The plot, then, is thin and unconvincing: when the boys venture into Beverly Hills for the day, everyone they encounter pegs them as "dangerous" Mexicans. This may be fine for the white girls looking for strange (the boys instinctively recognize that being "from the ghetto" is a pick-up tactic), but cops, movie stars, a gay, predatory photographer, and a batch of clean-cut mod boys spell trouble for the punk-rock wild children.
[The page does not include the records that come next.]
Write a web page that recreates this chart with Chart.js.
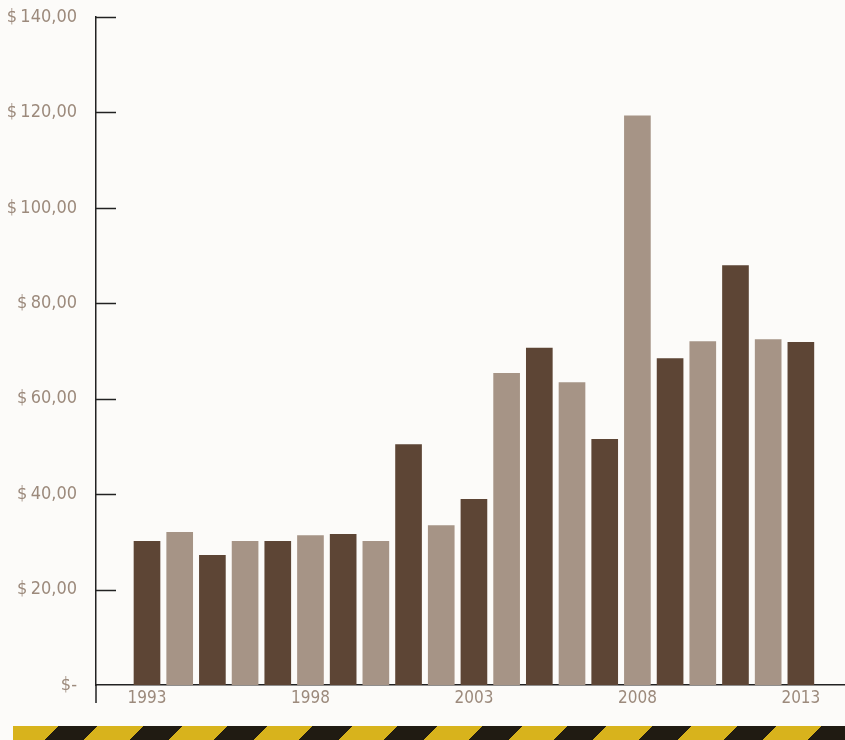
<!DOCTYPE html>
<html>
<head>
  <title>Price by year</title>
  <script src="https://cdn.jsdelivr.net/npm/chart.js"></script>
  <style>
    body { margin: 0; background: #fcfbf9; }
    #wrap { position: relative; width: 845px; height: 740px; }
    #stripe {
      position: absolute; left: 13px; top: 726px; width: 832px; height: 14px;
      background: repeating-linear-gradient(135deg, #d8b31c 0 32px, #201b12 32px 60px);
    }
  </style>
</head>
<body>
  <div id="wrap">
    <canvas id="chart" width="845" height="720"></canvas>
    <div id="stripe"></div>
  </div>
  <script>
    // values
    const years = [1993, 1994, 1995, 1996, 1997, 1998, 1999, 2000, 2001, 2002, 2003,
                   2004, 2005, 2006, 2007, 2008, 2009, 2010, 2011, 2012, 2013];
    const prices = [30.1, 32.0, 27.2, 30.1, 30.1, 31.3, 31.6, 30.1, 50.4, 33.4, 38.9,
                    65.3, 70.6, 63.4, 51.5, 119.3, 68.4, 72.0, 87.9, 72.4, 71.8];
    const yearTicks = [1993, 1998, 2003, 2008, 2013];
    const dark = '#5d4535', light = '#a69486';

    const points = years.map((y, i) => ({ x: y, y: prices[i] }));
    const colors = years.map((y, i) => i % 2 === 0 ? dark : light);

    function money(v) {
      if (v === 0) return '$-';
      return '$\u2009' + v.toFixed(2).replace('.', ',');
    }

    // short inward ticks on the y axis, and the axis running a bit below zero
    const innerTicks = {
      id: 'innerTicks',
      afterDraw(chart) {
        const { ctx, chartArea, scales } = chart;
        ctx.save();
        ctx.strokeStyle = '#222';
        ctx.lineWidth = 1.5;
        scales.y.ticks.forEach(t => {
          if (t.value === 0) return;
          const py = Math.round(scales.y.getPixelForValue(t.value)) + 0.5;
          ctx.beginPath();
          ctx.moveTo(chartArea.left, py);
          ctx.lineTo(chartArea.left + 20, py);
          ctx.stroke();
        });
        ctx.beginPath();
        ctx.moveTo(chartArea.left, chartArea.bottom);
        ctx.lineTo(chartArea.left, chartArea.bottom + 18);
        ctx.stroke();
        ctx.restore();
      }
    };

    Chart.defaults.font.family = "'DejaVu Sans Condensed', 'Liberation Sans Narrow', sans-serif";

    new Chart(document.getElementById('chart'), {
      type: 'bar',
      data: {
        datasets: [{
          data: points,
          backgroundColor: colors,
          barThickness: 26
        }]
      },
      options: {
        responsive: false,
        animation: false,
        layout: { padding: { top: 17, right: 0 } },
        plugins: { legend: { display: false }, tooltip: { enabled: false } },
        scales: {
          x: {
            type: 'linear',
            offset: false,
            bounds: 'data',
            min: 1991.44,
            max: 2014.35,
            afterBuildTicks: s => { s.ticks = yearTicks.map(v => ({ value: v })); },
            afterFit: s => { s.height = 35; s.paddingLeft = 0; s.paddingRight = 0; },
            grid: { display: false, drawTicks: false },
            border: { display: true, color: '#222', width: 1.5 },
            ticks: {
              padding: 3,
              color: '#9c8a7c',
              font: { size: 17 },
              callback: v => String(v)
            }
          },
          y: {
            min: 0,
            max: 140,
            afterFit: s => { s.width = 96; s.paddingTop = 0; s.paddingBottom = 0; },
            grid: { display: false, drawTicks: false },
            border: { display: true, color: '#222', width: 1.5 },
            ticks: {
              stepSize: 20,
              padding: 19,
              color: '#9c8a7c',
              font: { size: 18 },
              callback: v => money(v)
            }
          }
        }
      },
      plugins: [innerTicks]
    });
  </script>
</body>
</html>
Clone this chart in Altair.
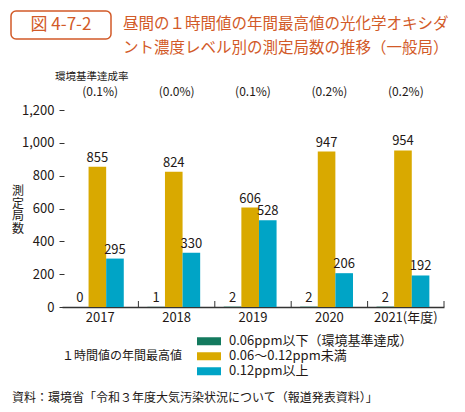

The conflicts are generic and the characters underdeveloped, but when Clark simply lets the actors—who appear to be playing themselves--speak for themselves, the results are momentarily intriguing.
Recognizing this, Clark opens the film with fourteen-year old Jonathan Velasquez, not acting by telling tales out of school about his friends and their sexual peccadillos. After a credit sequence launches us into Wassup Rockers' reality-inspired fiction, we meet those friends, playing themselves: wannabe player Kico (Francisco Pedrasa), Milton Velasquez (unfortunately nicknamed Spermball), Usvaldo "Porky" Panameno (Porky), Eddie Velasquez, Luis "Louie" Rojas Salgado, and Carlos Ramirez.
The film almost succeeds at coasting on the boys' adolescent, anti-authoritarian, horny energy, whether they're skating over the Walk of Fame, turning the cop's face red, crashing through punk-rock practice (for their band The Revolts), or rebelliously crashing "whatever you've got."
Clark has a reputation as a cinematic chicken hawk, but his underage cast brings out restraint that perversely adds to the sexual tension (Wassup Rockers is full of coitus interruptus). Still, Clark includes a parodic self-portrait to mock his critics: that gay photographer, leering at the boys, offering to shoot them, and lulling, "I just want to help you with your career." The scene reminds us once again of Clark's affinity for his subjects: he's a punk himself, and if you don't like it, you can go screw yourself.